■ **Exercise objective**
Take the lines from the beginning of the material through the line containing "mm Thread deepth" and retype them exactly, leaving the pictures out.

▬▬▬▬▬▬▬▬▬▬

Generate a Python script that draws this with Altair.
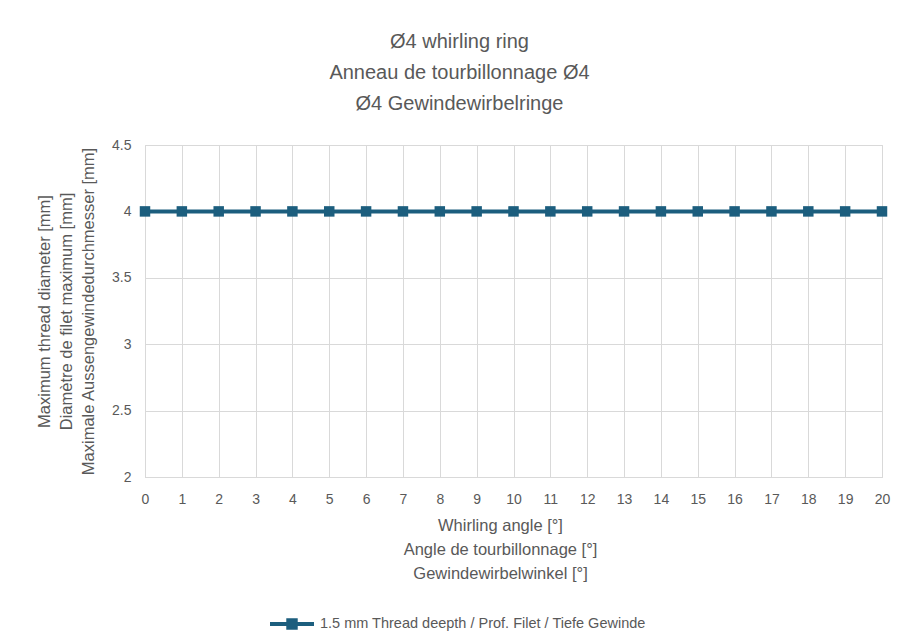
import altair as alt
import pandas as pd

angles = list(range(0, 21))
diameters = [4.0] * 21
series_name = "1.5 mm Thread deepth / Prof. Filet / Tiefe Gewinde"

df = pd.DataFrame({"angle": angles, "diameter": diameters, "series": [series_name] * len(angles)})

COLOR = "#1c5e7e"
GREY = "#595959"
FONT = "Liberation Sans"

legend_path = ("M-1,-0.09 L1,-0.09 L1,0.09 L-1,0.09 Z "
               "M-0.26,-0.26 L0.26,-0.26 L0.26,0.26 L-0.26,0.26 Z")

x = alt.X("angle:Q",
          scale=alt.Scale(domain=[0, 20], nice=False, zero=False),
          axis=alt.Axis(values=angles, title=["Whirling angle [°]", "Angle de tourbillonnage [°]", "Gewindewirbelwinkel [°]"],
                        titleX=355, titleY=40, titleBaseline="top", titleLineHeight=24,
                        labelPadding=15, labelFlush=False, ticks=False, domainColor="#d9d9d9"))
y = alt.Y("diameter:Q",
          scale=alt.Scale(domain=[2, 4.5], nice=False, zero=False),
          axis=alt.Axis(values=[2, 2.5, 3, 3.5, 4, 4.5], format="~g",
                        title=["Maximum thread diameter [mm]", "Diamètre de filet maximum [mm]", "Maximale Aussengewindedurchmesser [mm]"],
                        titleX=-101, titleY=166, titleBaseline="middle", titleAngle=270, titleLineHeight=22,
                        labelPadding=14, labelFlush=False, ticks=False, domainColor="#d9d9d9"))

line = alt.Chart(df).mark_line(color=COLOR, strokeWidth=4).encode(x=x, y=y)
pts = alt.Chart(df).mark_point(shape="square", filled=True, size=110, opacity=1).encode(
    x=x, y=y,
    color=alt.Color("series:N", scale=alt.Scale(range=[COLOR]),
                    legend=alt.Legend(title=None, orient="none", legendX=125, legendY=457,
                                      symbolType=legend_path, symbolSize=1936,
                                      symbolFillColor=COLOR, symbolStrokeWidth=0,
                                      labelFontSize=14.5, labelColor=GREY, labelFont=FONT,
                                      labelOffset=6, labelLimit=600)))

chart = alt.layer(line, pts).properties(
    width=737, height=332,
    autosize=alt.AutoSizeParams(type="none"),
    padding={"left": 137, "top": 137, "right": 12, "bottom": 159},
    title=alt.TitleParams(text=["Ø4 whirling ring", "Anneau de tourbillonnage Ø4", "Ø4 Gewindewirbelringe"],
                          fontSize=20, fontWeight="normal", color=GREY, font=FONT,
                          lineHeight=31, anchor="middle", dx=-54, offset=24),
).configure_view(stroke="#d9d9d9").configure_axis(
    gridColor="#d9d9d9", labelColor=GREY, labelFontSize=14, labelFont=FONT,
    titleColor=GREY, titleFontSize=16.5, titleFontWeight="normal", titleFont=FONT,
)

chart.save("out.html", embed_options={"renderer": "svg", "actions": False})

▬▬▬▬▬▬▬▬▬▬

■ **Correct result**
Generate a Python script that draws this with Altair.
import altair as alt
import pandas as pd

angles = list(range(0, 21))
diameters = [4.0] * 21
series_name = "1.5 mm Thread deepth / Prof. Filet / Tiefe Gewinde"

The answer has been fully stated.